By Ross Marchand

Parents of adolescents regularly find themselves in a familiar school-night scenario where they goad their kids to get their homework done, only to be met with pleas for continued procrastination. Of course, the chore only becomes more tedious as the hour grows later and teens only become more stubborn in their procrastination.

This situation also should be familiar to any observer of the United States Postal Service, which has procrastinated dealing with its $140 billion debt for more than a decade. Similar to a preteen desperate to elude responsibility for their actions, the USPS wants Congress to make its debts someone else’s (aka taxpayers’) problem.

The “USPS Fairness Act” (H.R. 2382), introduced by U.S. Rep. Peter DeFazio, D-Oregon, would excuse the agency from pre-funding its employees’ retirement obligations. Lawmakers and USPS leadership might not want to hear it, but it’s time for the agency to grow up.

Like a kid on a shopping spree with the parents’ credit card, the USPS is running in the dark red. In fiscal year 2019, the agency lost about $9 billion. This was no anomaly — the USPS has been losing money for the past 13 years straight and is down about $80 billion since 2007. Ask the agency why this is, and it will wave its hands and play the victim card.

In its recently released five-year business plan, the USPS complains that, “Federal benefits programs as currently structured impose liabilities that we cannot afford to fund,” and “the current CPI-U price cap imposes strict limits on our ability to set prices for Market-Dominant products.” If the USPS actually cared about pricing reform, it would stop extending ludicrous discounts to “small” postage buyers that are, in reality, anything but small. And it would stop giving 60 percent discounts on package postage premised on unrealistic assumptions packages cost next to nothing to ship.

The agency has a (seemingly) more compelling complaint about the “prefunding requirement” imposed by Congress under the 2006 Postal Accountability and Enhancement Act. Instead of funding retirees’ healthcare benefits on a pay-as-you-go basis, the USPS now has to preplan for these expenses and put aside financing ahead of time. Similar to any good parent, Congress forced the reckless agency to budget its allowance and be a little more careful with how it spends money. Similar to any mischievous adolescent, the USPS responds if Congress could give them just a little more wiggle room, they’d be wise with their monies. But there’s good reason for Congress — and taxpayers — to not trust USPS leadership. Each year, the USPS calculates their “controllable loss” (which excludes “items outside of management’s control and non-recurring items”), and the results aren’t pretty.
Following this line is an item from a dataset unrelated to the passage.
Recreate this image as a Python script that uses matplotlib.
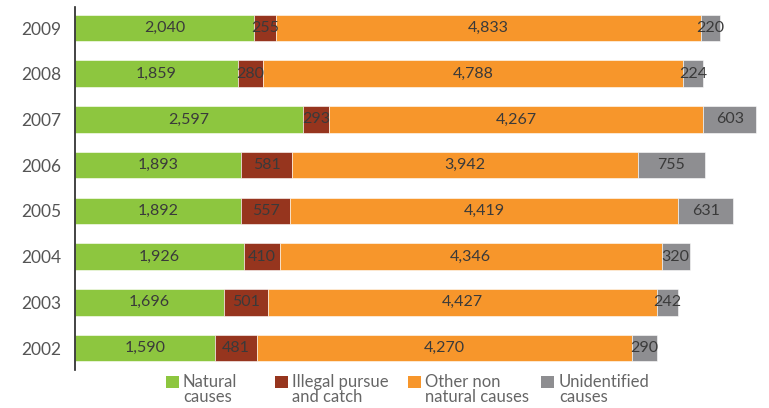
import matplotlib
matplotlib.use("Agg")
import matplotlib.pyplot as plt
from matplotlib.patches import Rectangle
import numpy as np

years = ["2002", "2003", "2004", "2005", "2006", "2007", "2008", "2009"]
natural = [1590, 1696, 1926, 1892, 1893, 2597, 1859, 2040]
illegal = [481, 501, 410, 557, 581, 293, 280, 255]
other = [4270, 4427, 4346, 4419, 3942, 4267, 4788, 4833]
unidentified = [290, 242, 320, 631, 755, 603, 224, 220]

series = [natural, illegal, other, unidentified]
labels = ["Natural\ncauses", "Illegal pursue\nand catch", "Other non\nnatural causes", "Unidentified\ncauses"]
colors = ["#8DC63F", "#96351E", "#F7962B", "#8E8E91"]

plt.rcParams['font.family'] = ['Lato', 'DejaVu Sans']

W, H = 769, 408
fig = plt.figure(figsize=(W / 100, H / 100), dpi=100)
ax = fig.add_axes([75 / W, 38 / H, 1 - 75 / W, (370 - 7) / H])

y = np.arange(len(years))
left = np.zeros(len(years))
for vals, col in zip(series, colors):
    vals = np.array(vals, dtype=float)
    ax.barh(y, vals, left=left, height=0.58, color=col,
            edgecolor="white", linewidth=0.4)
    for yi, l, v in zip(y, left, vals):
        ax.text(l + v / 2, yi, f"{int(v):,}", ha="center", va="center",
                fontsize=11.5, color="#3a3a3a")
    left += vals

ax.set_xlim(0, 7905)
ax.set_ylim(-0.48, 7.46)
ax.set_yticks(y)
ax.set_yticklabels(years, fontsize=12.5, color="#555555")
ax.tick_params(axis="y", length=0, pad=10)
ax.set_xticks([])
for s in ["top", "right", "bottom"]:
    ax.spines[s].set_visible(False)
ax.spines["left"].set_linewidth(1.2)
ax.spines["left"].set_color("#222222")

# legend drawn manually (square aligned with first text line)
sq_x = [166, 275, 408, 541]
txt_x = [183, 292, 425, 559]
for sx, tx, lab, col in zip(sq_x, txt_x, labels, colors):
    fig.patches.append(Rectangle((sx / W, 1 - 388 / H), 13 / W, 12 / H,
                                 transform=fig.transFigure, facecolor=col,
                                 edgecolor="none"))
    fig.text(tx / W, 1 - 374 / H, lab, ha="left", va="top", fontsize=12,
             color="#666666", linespacing=0.95)

fig.savefig("out.png", dpi=100)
In fiscal 2019, the agency faced controllable losses of $3.4 billion, an about 80 percent increase from last year’s total. Last year, the Taxpayers Protection Alliance did a deep dive into some of these costs within the agency’s control and found widespread waste and inefficiencies. From bloated middle-mile contracts to overpaying for mail trucks to improperly scheduling their employees, the USPS overspends by at least $3 billion per year. Turning around these poor spending decisions — rather than giving the agency a blank check to spend even more money — is essential for a mature, capable USPS.

By wiping the slate clean on retirement liabilities, Congress simply would give the irresponsible agency the green light to waste more of consumers’ and taxpayers’ hard-earned dollars. Excusing debt simply will create more debt, even if the USPS’s day of reckoning is set back a bit.

Instead of kowtowing to adolescent excuses and bailing the agency out, Congress must hold firm and demand the USPS keep costs down. “The dog ate my business plan” just won’t cut it.

Ross Marchand is the director of policy for the Taxpayers Protection Alliance.